> _Short task_
Reproduce the listing below without any change.

> _Supplied data_
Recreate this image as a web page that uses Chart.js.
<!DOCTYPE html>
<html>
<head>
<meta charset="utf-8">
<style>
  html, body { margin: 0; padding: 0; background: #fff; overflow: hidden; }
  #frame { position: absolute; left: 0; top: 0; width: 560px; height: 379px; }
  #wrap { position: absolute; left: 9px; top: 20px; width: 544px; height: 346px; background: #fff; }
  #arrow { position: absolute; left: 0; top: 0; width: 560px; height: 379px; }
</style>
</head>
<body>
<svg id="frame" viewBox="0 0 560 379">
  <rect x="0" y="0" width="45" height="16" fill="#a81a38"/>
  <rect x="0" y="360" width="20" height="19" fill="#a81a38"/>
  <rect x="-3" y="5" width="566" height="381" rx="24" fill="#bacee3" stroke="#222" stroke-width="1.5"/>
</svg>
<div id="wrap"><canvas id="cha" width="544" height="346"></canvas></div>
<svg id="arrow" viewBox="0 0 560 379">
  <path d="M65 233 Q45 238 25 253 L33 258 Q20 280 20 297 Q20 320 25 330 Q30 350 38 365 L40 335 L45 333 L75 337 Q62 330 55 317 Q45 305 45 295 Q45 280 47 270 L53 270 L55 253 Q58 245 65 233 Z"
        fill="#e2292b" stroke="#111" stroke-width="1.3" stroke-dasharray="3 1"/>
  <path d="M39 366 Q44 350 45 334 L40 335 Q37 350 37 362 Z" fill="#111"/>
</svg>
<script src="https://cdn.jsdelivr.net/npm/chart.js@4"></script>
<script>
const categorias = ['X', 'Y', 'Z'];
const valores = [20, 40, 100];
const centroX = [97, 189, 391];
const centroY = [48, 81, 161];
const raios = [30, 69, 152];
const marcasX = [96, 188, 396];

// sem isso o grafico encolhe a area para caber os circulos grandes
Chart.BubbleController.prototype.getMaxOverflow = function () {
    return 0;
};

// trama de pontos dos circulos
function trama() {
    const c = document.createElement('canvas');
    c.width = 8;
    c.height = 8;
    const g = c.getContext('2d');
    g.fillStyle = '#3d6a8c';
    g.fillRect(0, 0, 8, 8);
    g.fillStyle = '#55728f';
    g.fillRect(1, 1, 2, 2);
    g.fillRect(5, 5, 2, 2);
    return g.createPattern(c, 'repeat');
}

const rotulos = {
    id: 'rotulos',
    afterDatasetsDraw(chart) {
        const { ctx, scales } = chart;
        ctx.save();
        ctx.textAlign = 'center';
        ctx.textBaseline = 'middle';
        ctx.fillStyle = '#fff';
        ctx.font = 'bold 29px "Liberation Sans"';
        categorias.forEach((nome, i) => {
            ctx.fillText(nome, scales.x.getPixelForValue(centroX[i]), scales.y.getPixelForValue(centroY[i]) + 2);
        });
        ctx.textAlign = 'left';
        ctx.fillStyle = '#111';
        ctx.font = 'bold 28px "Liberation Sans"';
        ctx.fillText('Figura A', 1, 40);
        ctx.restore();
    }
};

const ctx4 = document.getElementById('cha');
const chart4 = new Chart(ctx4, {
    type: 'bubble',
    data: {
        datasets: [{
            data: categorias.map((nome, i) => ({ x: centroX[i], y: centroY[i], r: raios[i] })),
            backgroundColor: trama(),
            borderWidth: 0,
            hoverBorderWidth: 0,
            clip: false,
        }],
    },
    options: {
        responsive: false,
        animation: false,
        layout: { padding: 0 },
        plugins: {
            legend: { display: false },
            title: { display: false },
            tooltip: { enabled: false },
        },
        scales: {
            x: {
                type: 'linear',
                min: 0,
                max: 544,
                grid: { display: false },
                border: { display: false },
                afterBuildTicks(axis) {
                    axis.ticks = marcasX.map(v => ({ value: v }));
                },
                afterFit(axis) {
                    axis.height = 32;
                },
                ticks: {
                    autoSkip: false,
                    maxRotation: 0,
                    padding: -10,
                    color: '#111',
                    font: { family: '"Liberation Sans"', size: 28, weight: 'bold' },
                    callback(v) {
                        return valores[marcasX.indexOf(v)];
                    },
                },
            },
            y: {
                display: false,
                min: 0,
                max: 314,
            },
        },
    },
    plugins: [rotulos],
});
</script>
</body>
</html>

> _Result of this task_
Recreate this image as a web page that uses Chart.js.
<!DOCTYPE html>
<html>
<head>
<meta charset="utf-8">
<style>
  html, body { margin: 0; padding: 0; background: #fff; overflow: hidden; }
  #frame { position: absolute; left: 0; top: 0; width: 560px; height: 379px; }
  #wrap { position: absolute; left: 9px; top: 20px; width: 544px; height: 346px; background: #fff; }
  #arrow { position: absolute; left: 0; top: 0; width: 560px; height: 379px; }
</style>
</head>
<body>
<svg id="frame" viewBox="0 0 560 379">
  <rect x="0" y="0" width="45" height="16" fill="#a81a38"/>
  <rect x="0" y="360" width="20" height="19" fill="#a81a38"/>
  <rect x="-3" y="5" width="566" height="381" rx="24" fill="#bacee3" stroke="#222" stroke-width="1.5"/>
</svg>
<div id="wrap"><canvas id="cha" width="544" height="346"></canvas></div>
<svg id="arrow" viewBox="0 0 560 379">
  <path d="M65 233 Q45 238 25 253 L33 258 Q20 280 20 297 Q20 320 25 330 Q30 350 38 365 L40 335 L45 333 L75 337 Q62 330 55 317 Q45 305 45 295 Q45 280 47 270 L53 270 L55 253 Q58 245 65 233 Z"
        fill="#e2292b" stroke="#111" stroke-width="1.3" stroke-dasharray="3 1"/>
  <path d="M39 366 Q44 350 45 334 L40 335 Q37 350 37 362 Z" fill="#111"/>
</svg>
<script src="https://cdn.jsdelivr.net/npm/chart.js@4"></script>
<script>
const categorias = ['X', 'Y', 'Z'];
const valores = [20, 40, 100];
const centroX = [97, 189, 391];
const centroY = [48, 81, 161];
const raios = [30, 69, 152];
const marcasX = [96, 188, 396];

// sem isso o grafico encolhe a area para caber os circulos grandes
Chart.BubbleController.prototype.getMaxOverflow = function () {
    return 0;
};

// trama de pontos dos circulos
function trama() {
    const c = document.createElement('canvas');
    c.width = 8;
    c.height = 8;
    const g = c.getContext('2d');
    g.fillStyle = '#3d6a8c';
    g.fillRect(0, 0, 8, 8);
    g.fillStyle = '#55728f';
    g.fillRect(1, 1, 2, 2);
    g.fillRect(5, 5, 2, 2);
    return g.createPattern(c, 'repeat');
}

const rotulos = {
    id: 'rotulos',
    afterDatasetsDraw(chart) {
        const { ctx, scales } = chart;
        ctx.save();
        ctx.textAlign = 'center';
        ctx.textBaseline = 'middle';
        ctx.fillStyle = '#fff';
        ctx.font = 'bold 29px "Liberation Sans"';
        categorias.forEach((nome, i) => {
            ctx.fillText(nome, scales.x.getPixelForValue(centroX[i]), scales.y.getPixelForValue(centroY[i]) + 2);
        });
        ctx.textAlign = 'left';
        ctx.fillStyle = '#111';
        ctx.font = 'bold 28px "Liberation Sans"';
        ctx.fillText('Figura A', 1, 40);
        ctx.restore();
    }
};

const ctx4 = document.getElementById('cha');
const chart4 = new Chart(ctx4, {
    type: 'bubble',
    data: {
        datasets: [{
            data: categorias.map((nome, i) => ({ x: centroX[i], y: centroY[i], r: raios[i] })),
            backgroundColor: trama(),
            borderWidth: 0,
            hoverBorderWidth: 0,
            clip: false,
        }],
    },
    options: {
        responsive: false,
        animation: false,
        layout: { padding: 0 },
        plugins: {
            legend: { display: false },
            title: { display: false },
            tooltip: { enabled: false },
        },
        scales: {
            x: {
                type: 'linear',
                min: 0,
                max: 544,
                grid: { display: false },
                border: { display: false },
                afterBuildTicks(axis) {
                    axis.ticks = marcasX.map(v => ({ value: v }));
                },
                afterFit(axis) {
                    axis.height = 32;
                },
                ticks: {
                    autoSkip: false,
                    maxRotation: 0,
                    padding: -10,
                    color: '#111',
                    font: { family: '"Liberation Sans"', size: 28, weight: 'bold' },
                    callback(v) {
                        return valores[marcasX.indexOf(v)];
                    },
                },
            },
            y: {
                display: false,
                min: 0,
                max: 314,
            },
        },
    },
    plugins: [rotulos],
});
</script>
</body>
</html>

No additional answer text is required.